L’impact des procédures fiscales sur la vie des entreprises et des particuliers

Les conséquences d’un redressement fiscal dépassent largement le cadre financier immédiat. Pour les entreprises, les sanctions fiscales peuvent fragiliser la trésorerie, compromettre l’accès au crédit et entacher la réputation auprès des partenaires commerciaux.

Les PME sont particulièrement vulnérables face aux redressements d’envergure, qui peuvent mettre en péril leur pérennité même. La mise en place de garanties lors de la contestation (caution bancaire, hypothèque, etc.) mobilise des ressources qui ne sont plus disponibles pour l’exploitation courante.

Pour les particuliers, un redressement fiscal significatif peut avoir des répercussions sur l’ensemble du patrimoine. Les pénalités et intérêts de retard s’accumulent rapidement, transformant parfois un redressement initial modeste en une dette fiscale considérable. Les conséquences peuvent s’étendre à la sphère familiale, notamment en cas de solidarité fiscale entre époux.

Face à ces enjeux, la prévention reste la meilleure stratégie. La mise en place d’une gouvernance fiscale rigoureuse, l’anticipation des problématiques sensibles et le recours préventif à des conseils spécialisés permettent souvent d’éviter les situations les plus délicates.

En définitive, comprendre les mécanismes des sanctions fiscales et maîtriser les procédures de contestation est essentiel pour tout contribuable soucieux de préserver ses droits. Si la complexité du droit fiscal peut sembler décourageante, elle offre aussi de nombreuses opportunités de défense pour qui sait en exploiter les subtilités.
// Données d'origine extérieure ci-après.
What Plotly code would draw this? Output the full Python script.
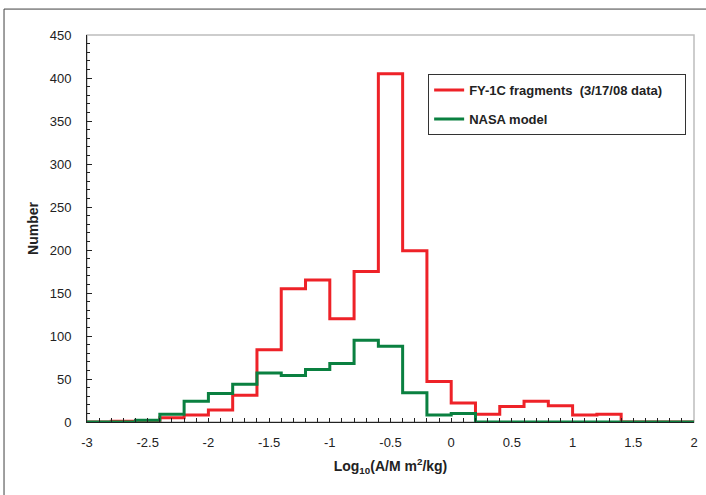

Les sanctions fiscales constituent un domaine où la frontière entre le droit et l’équité est parfois ténue. Face à l’administration, le contribuable n’est pas démuni : armé d’une connaissance précise des procédures et assisté de conseils avisés, il peut efficacement faire valoir ses droits et, souvent, obtenir une révision significative des redressements initialement notifiés. La clé réside dans une réaction rapide, méthodique et documentée, permettant d’engager un dialogue constructif avec l’administration avant que les positions ne se figent dans un contentieux formel.